**Exercise instructions:**
Reproduce the listing below exactly, beginning with its first line and ending with the line that holds "0.080, 0.062, 0.041, 0.017, -0.008, -0.032, -0.054]"; pictures are not part of the copy.

**Available data:**
++++
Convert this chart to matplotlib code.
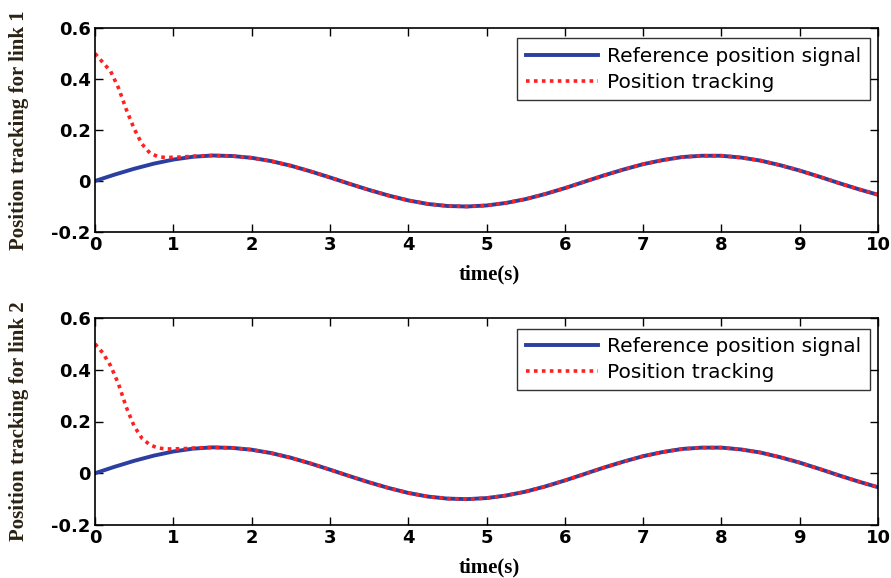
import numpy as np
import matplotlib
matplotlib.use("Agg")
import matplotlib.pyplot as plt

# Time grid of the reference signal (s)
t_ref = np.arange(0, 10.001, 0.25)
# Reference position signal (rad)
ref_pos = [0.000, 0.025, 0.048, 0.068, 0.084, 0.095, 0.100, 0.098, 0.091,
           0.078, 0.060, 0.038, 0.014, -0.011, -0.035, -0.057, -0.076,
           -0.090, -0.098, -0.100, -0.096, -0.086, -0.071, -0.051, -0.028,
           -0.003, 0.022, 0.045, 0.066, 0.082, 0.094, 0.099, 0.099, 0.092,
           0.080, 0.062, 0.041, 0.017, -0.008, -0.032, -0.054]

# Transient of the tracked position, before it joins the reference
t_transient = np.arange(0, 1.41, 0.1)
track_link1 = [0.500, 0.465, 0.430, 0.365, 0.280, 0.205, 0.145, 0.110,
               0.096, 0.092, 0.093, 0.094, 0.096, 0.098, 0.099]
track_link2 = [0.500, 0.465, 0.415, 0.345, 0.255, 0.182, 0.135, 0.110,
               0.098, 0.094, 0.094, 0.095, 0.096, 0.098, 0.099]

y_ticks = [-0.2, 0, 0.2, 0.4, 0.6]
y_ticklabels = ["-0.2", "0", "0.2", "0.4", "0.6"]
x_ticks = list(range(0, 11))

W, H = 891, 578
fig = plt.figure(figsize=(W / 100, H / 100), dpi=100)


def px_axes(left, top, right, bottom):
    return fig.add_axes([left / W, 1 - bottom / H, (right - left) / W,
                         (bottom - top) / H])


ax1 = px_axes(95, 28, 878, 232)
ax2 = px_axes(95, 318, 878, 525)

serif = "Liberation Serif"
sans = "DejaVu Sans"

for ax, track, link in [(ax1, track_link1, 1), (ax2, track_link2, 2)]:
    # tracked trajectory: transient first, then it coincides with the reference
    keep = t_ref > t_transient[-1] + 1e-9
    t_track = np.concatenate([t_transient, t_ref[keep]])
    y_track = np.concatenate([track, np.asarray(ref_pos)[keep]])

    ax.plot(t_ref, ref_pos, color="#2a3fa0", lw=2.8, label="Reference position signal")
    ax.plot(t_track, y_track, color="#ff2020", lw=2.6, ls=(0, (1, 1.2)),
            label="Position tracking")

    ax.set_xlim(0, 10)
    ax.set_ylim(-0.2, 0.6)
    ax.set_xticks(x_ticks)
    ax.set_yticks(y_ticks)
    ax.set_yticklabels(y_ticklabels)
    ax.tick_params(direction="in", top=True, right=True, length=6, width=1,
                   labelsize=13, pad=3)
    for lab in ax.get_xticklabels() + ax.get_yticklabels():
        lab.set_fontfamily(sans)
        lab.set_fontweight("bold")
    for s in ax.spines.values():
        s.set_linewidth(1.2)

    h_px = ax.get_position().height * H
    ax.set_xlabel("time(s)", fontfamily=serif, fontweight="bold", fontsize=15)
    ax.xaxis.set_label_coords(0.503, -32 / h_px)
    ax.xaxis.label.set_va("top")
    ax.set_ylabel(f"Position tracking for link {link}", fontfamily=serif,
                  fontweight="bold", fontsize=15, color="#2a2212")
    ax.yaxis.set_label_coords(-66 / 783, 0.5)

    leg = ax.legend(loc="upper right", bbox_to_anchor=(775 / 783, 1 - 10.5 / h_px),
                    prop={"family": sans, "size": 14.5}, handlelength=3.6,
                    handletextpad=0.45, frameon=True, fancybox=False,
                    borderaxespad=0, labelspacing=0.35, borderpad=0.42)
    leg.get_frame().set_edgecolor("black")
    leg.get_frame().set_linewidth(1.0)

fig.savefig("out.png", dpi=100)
++++
**Answer to the problem:**
Convert this chart to matplotlib code.
import numpy as np
import matplotlib
matplotlib.use("Agg")
import matplotlib.pyplot as plt

# Time grid of the reference signal (s)
t_ref = np.arange(0, 10.001, 0.25)
# Reference position signal (rad)
ref_pos = [0.000, 0.025, 0.048, 0.068, 0.084, 0.095, 0.100, 0.098, 0.091,
           0.078, 0.060, 0.038, 0.014, -0.011, -0.035, -0.057, -0.076,
           -0.090, -0.098, -0.100, -0.096, -0.086, -0.071, -0.051, -0.028,
           -0.003, 0.022, 0.045, 0.066, 0.082, 0.094, 0.099, 0.099, 0.092,
           0.080, 0.062, 0.041, 0.017, -0.008, -0.032, -0.054]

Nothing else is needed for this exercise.